**EXERCISE INSTRUCTIONS:**
Copy word for word the lines in the records below, starting at the line with "Recreate this image" and ending at the line with "</script></body></html>". Skip the pictures.

**Rows from a dataset of charts and code:**
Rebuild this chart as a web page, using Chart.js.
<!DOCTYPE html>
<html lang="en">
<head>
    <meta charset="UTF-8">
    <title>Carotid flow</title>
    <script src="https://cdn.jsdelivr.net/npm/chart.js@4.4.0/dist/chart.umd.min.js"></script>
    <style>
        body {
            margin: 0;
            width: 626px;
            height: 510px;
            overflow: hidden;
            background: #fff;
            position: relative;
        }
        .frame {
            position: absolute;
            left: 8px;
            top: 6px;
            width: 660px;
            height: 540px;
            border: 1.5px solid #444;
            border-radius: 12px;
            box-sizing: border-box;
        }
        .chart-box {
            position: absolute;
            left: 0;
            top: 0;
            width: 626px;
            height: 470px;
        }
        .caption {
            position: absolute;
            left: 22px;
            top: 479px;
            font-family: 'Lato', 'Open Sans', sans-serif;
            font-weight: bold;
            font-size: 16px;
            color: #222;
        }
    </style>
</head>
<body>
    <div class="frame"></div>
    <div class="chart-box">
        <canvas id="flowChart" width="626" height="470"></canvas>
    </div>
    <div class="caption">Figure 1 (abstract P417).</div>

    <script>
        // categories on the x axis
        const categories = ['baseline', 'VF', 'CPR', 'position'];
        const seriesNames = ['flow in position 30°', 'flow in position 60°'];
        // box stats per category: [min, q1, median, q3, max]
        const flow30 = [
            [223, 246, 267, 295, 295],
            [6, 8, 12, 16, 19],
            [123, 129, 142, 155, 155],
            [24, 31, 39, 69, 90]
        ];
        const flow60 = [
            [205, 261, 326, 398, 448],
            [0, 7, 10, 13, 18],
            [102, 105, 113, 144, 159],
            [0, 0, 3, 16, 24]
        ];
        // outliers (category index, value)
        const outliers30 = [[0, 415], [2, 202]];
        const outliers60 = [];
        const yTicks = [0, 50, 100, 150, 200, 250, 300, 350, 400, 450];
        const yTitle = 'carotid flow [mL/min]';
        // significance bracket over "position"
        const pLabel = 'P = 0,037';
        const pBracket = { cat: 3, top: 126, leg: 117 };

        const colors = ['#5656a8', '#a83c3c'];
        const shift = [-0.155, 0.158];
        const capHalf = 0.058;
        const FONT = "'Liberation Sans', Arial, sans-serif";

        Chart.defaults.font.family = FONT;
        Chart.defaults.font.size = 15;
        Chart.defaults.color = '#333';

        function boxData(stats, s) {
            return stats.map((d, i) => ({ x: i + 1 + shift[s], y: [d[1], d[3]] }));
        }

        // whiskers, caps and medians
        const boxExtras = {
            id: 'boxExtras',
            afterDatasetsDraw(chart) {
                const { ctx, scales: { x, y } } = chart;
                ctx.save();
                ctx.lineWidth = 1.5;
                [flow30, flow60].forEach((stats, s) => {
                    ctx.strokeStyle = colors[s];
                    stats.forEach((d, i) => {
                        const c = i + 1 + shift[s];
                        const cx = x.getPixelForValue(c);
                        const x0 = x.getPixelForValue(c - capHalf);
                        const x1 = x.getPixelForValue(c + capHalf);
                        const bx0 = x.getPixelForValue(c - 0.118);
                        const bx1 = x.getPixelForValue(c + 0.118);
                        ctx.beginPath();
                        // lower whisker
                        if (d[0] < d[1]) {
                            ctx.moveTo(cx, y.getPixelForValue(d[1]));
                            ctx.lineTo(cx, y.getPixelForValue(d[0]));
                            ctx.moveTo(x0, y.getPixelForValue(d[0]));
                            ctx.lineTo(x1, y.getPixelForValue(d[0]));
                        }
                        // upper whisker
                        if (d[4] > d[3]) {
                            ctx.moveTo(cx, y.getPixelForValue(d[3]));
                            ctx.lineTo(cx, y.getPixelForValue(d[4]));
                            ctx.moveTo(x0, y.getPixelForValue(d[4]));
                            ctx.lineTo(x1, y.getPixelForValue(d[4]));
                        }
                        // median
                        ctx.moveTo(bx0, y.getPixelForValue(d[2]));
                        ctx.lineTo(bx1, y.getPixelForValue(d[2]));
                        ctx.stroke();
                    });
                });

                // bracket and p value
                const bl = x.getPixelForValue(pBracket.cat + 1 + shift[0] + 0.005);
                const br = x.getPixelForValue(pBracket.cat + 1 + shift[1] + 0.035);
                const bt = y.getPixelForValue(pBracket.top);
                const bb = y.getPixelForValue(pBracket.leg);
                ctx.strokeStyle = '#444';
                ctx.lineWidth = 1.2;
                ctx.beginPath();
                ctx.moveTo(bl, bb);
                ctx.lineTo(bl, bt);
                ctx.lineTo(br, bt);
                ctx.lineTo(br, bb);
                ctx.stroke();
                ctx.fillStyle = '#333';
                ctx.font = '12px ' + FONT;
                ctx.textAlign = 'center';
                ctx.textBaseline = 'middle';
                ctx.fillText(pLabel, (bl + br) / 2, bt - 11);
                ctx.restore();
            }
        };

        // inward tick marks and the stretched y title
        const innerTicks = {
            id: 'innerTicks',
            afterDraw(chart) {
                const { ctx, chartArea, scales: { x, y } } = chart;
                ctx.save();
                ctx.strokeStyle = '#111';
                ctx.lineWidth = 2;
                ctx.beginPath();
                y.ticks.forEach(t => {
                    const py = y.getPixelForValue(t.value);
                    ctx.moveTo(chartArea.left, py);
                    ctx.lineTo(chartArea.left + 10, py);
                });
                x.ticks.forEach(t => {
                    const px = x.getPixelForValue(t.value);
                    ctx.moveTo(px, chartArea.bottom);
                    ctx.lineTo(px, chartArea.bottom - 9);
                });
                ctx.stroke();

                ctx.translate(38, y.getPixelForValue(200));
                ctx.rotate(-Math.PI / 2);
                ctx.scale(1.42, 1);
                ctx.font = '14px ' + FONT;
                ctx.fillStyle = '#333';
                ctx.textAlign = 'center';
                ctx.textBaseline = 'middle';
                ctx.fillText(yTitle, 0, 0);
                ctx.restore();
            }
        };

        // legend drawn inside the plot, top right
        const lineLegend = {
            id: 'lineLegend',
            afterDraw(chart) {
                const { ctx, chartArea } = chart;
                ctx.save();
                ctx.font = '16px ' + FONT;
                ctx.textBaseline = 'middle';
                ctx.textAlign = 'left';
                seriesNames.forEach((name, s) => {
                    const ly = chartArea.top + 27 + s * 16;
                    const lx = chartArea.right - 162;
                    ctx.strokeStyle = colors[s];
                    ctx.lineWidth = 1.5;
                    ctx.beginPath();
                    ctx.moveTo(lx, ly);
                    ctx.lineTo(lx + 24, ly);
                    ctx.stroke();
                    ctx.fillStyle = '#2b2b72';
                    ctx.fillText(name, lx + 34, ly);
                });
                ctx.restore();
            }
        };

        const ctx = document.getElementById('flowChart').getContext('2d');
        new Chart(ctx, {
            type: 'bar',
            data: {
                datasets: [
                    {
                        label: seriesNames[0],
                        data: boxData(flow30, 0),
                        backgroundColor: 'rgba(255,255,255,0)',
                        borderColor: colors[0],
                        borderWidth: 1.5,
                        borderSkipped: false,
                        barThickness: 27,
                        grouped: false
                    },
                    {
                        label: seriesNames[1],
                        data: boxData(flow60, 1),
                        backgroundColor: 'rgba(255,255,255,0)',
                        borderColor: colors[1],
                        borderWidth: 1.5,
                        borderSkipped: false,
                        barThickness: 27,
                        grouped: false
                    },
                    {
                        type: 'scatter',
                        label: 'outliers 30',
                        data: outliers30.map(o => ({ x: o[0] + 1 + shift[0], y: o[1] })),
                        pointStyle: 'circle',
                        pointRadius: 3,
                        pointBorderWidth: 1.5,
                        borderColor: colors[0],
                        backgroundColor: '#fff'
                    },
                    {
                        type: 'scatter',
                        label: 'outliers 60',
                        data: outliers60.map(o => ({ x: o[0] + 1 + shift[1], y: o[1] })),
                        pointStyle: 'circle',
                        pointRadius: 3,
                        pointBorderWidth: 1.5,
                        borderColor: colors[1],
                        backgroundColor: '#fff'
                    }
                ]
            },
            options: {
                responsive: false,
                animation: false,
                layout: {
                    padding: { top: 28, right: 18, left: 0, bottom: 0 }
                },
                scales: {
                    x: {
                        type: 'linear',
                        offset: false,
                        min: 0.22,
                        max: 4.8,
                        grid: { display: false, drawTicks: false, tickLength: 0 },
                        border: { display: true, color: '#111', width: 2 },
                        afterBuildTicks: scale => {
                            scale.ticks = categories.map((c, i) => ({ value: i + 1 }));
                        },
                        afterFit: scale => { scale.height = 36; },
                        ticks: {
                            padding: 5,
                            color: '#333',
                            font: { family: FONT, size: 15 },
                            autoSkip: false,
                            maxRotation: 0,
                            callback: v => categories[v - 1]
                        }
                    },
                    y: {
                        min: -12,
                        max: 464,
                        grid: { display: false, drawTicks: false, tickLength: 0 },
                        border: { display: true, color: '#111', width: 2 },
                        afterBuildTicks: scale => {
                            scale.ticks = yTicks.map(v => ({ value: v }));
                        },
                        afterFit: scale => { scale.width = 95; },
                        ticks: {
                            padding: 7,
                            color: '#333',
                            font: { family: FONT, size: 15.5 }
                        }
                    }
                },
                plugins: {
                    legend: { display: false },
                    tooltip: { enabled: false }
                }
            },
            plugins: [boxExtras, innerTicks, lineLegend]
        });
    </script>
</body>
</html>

---

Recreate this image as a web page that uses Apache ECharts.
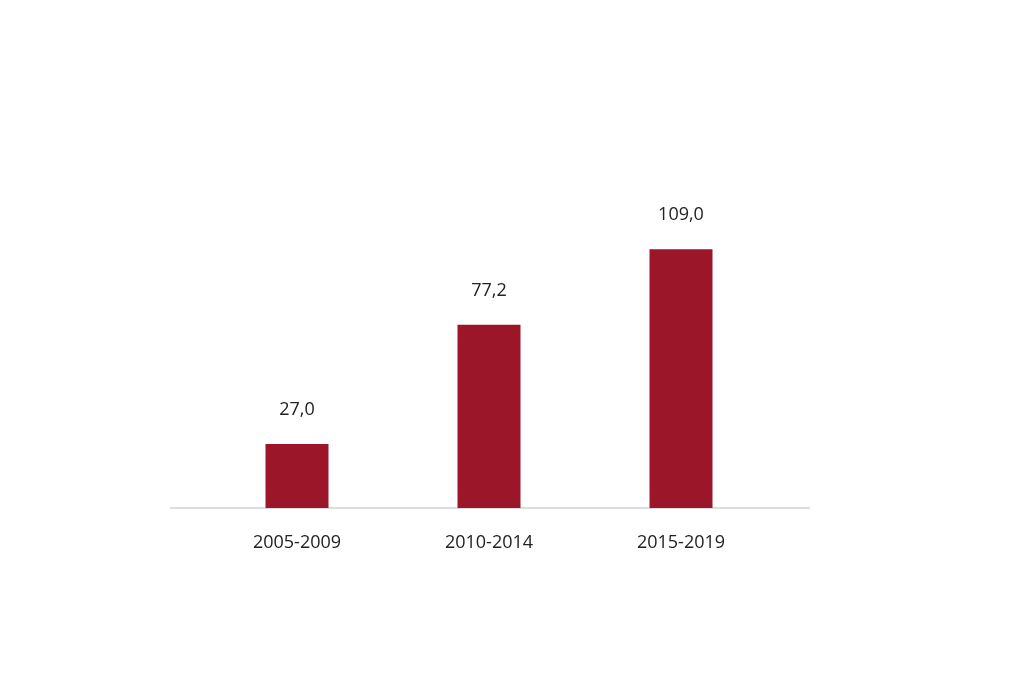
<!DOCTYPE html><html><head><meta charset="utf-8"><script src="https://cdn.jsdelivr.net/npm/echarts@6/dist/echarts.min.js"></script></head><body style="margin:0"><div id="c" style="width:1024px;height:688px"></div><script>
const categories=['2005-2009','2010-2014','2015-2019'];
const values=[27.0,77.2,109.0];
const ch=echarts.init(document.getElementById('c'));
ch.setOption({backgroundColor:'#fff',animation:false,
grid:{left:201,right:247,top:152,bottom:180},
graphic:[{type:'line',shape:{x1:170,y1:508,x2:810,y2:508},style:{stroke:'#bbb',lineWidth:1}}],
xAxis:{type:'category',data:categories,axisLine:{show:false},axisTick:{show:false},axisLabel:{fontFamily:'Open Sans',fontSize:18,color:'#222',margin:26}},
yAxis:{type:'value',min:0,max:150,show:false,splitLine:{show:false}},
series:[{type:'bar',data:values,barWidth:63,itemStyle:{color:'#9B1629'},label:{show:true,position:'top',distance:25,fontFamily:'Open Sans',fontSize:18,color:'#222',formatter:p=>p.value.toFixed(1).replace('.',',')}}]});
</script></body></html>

**EXERCISE SOLUTION:**
Recreate this image as a web page that uses Apache ECharts.
<!DOCTYPE html><html><head><meta charset="utf-8"><script src="https://cdn.jsdelivr.net/npm/echarts@6/dist/echarts.min.js"></script></head><body style="margin:0"><div id="c" style="width:1024px;height:688px"></div><script>
const categories=['2005-2009','2010-2014','2015-2019'];
const values=[27.0,77.2,109.0];
const ch=echarts.init(document.getElementById('c'));
ch.setOption({backgroundColor:'#fff',animation:false,
grid:{left:201,right:247,top:152,bottom:180},
graphic:[{type:'line',shape:{x1:170,y1:508,x2:810,y2:508},style:{stroke:'#bbb',lineWidth:1}}],
xAxis:{type:'category',data:categories,axisLine:{show:false},axisTick:{show:false},axisLabel:{fontFamily:'Open Sans',fontSize:18,color:'#222',margin:26}},
yAxis:{type:'value',min:0,max:150,show:false,splitLine:{show:false}},
series:[{type:'bar',data:values,barWidth:63,itemStyle:{color:'#9B1629'},label:{show:true,position:'top',distance:25,fontFamily:'Open Sans',fontSize:18,color:'#222',formatter:p=>p.value.toFixed(1).replace('.',',')}}]});
</script></body></html>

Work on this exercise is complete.